Rinkeby is an Ethereum proof-of-authority test network running the Clique consensus protocol. A proof-of-authority network relies on trusted nodes designated as “signers” that have the ability to create blocks. A majority of signers on the network are required to validate the chain. Rinkeby has seven designated signers maintained by the following groups:
At approximately 11am PST on September 5th 2018, our Rinkeby infrastructure began to produce alerts. As we looked closer, we noticed that our endpoints were up and responding, however no new blocks were being generated.
The majority of the network was stuck at block number 2,940,002 while a handful of nodes had proceeded to block 2,940,005 and were stuck.
As we looked closer, the nodes that had successfully moved to block 2,940,005 were running the latest version of Geth v1.8.16. This included three of the five healthy signer nodes (two were running older versions, and two more were unhealthy). Therefore a majority of the signers were running version v1.8.14 or higher. However, it turns out there was a Clique-specific consensus bug introduced in v1.8.14.
We were in active communication with the Geth dev team and working to identify a plan to move forward. While we dug into the last block before the hung network looking for clues we also upgraded our signer node to Geth v1.8.16. With our signer on the other chain fork, that chain came into consensus and began producing blocks, although that was short-lived as well only getting to block 2,940,035 before the Rinkeby fork also became stuck with a consensus failure.

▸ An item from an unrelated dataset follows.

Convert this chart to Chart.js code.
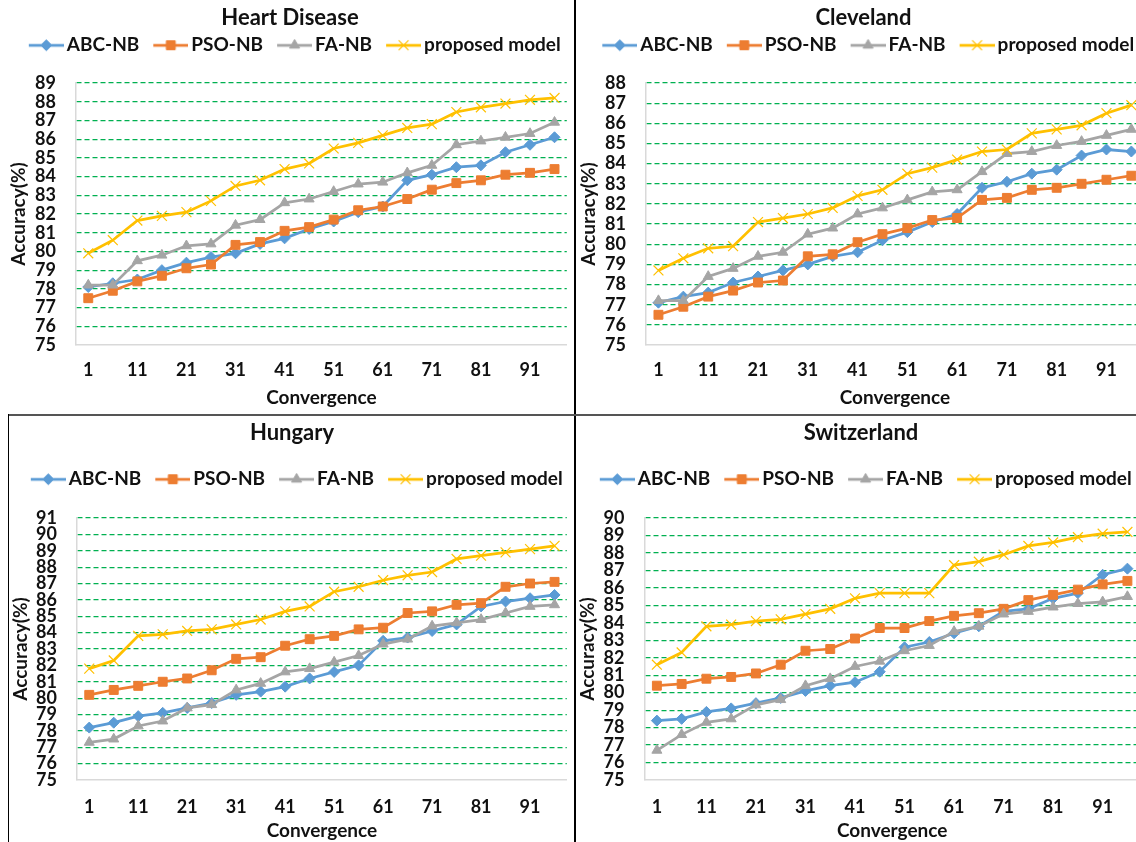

At this point, it was determined to rollback ALL signer nodes to v1.8.13. When a majority of signers were running the rolled back version, the network came back into consensus and after a chain re-org the entire network moved forward together on one Rinkeby chain.
The Geth development team will address the consensus bug for a future release. Nodes running versions later than v1.8.13 are successfully able to participate on the network and DO NOT need to be rolled back. This specific bug only applies to the Clique consensus protocol and therefore only impacts the signer nodes, and again only affects Clique-based PoA networks such as Rinkeby. Private chains using Clique may also be affected.
We recognize the critical role the test networks play in the ongoing progress of the entire ecosystem and appreciate the patience from the community as we worked through this. As always, we appreciate your constructive and respectful feedback!